Tatanan ekonominya rapi dan teratur. Ritme dagangnya sudah mapan dan bertahan lama. Singkatnya, Nusantara berperan sebagai poros rempah dunia (Kemdikbud).
Keseimbangan ini pelan-pelan retak. Penyebabnya kapal-kapal dari negeri yang jauh. Orang Portugis tiba pada masa penjelajahan Eropa, sebuah era pelayaran besar yang digerakkan oleh ambisi kekayaan, kejayaan, dan penyebaran keyakinan.

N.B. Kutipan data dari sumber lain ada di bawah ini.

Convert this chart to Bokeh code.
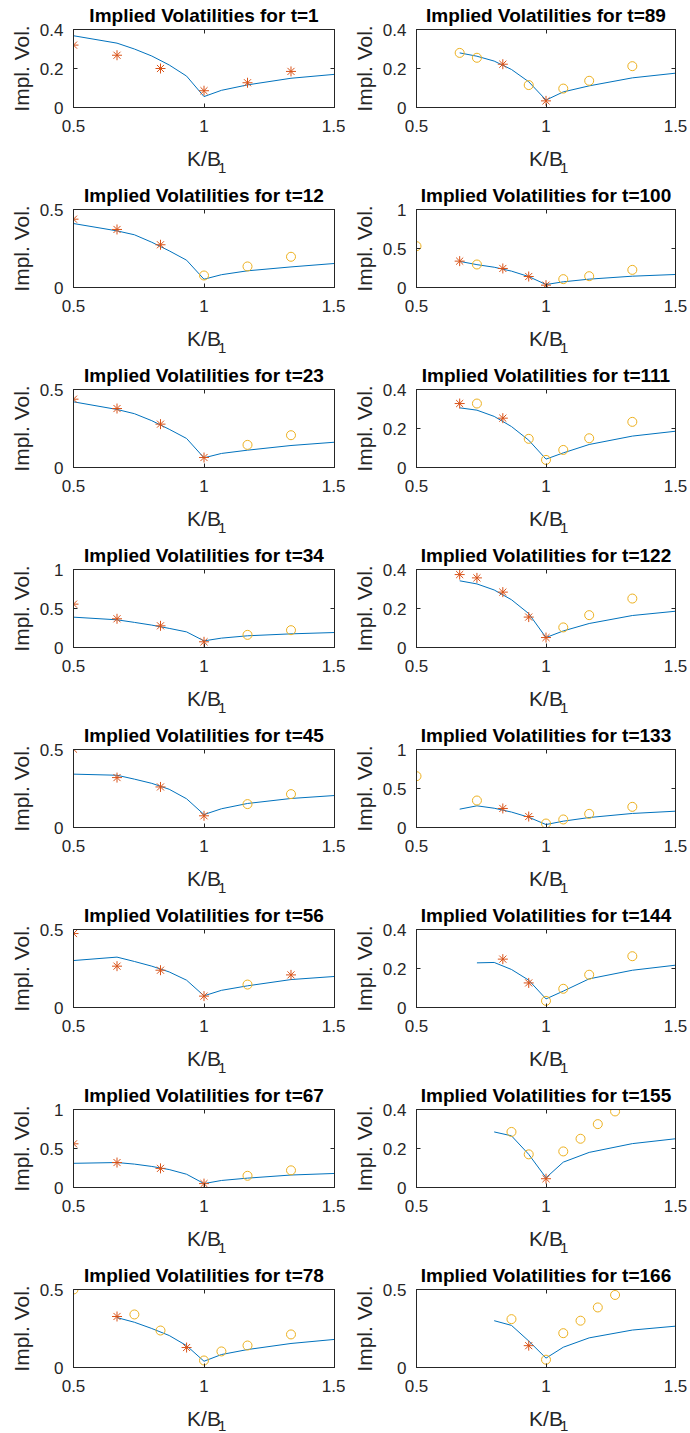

Mereka datang membawa teknologi pelayaran yang lebih maju, persenjataan yang mumpuni, dan informasi dari para penjelajah. Salah satu sumbernya adalah diplomat Tom Pires, penulis The Suma Oriental, yang menggambarkan Sumatra sebagai wilayah eksotis dan kaya raya, sebagaimana tercatat dalam Britannica.
Bagi mereka, inilah "dunia baru" yang harus dipetakan, dengan kerajaan-kerajaan yang layak dicatat, dan sumber daya yang siap dieksploitasi.
Bagi kerajaan-kerajaan di Sumatra, kedatangan Portugis bukan kabar baik. Mereka bukan sekadar mitra dagang. Kerja sama pun sulit terwujud. Armada Portugis datang bersama meriam dan ambisi untuk mendominasi.
Tujuan mereka bukan hanya berdagang, tetapi memonopoli. Perebutan Malaka pada 1511 menunjukkan arah yang terang. Mereka ingin menguasai jalur rempah menuju Eropa, memotong arus pedagang Muslim dan juga pedagang Venesia.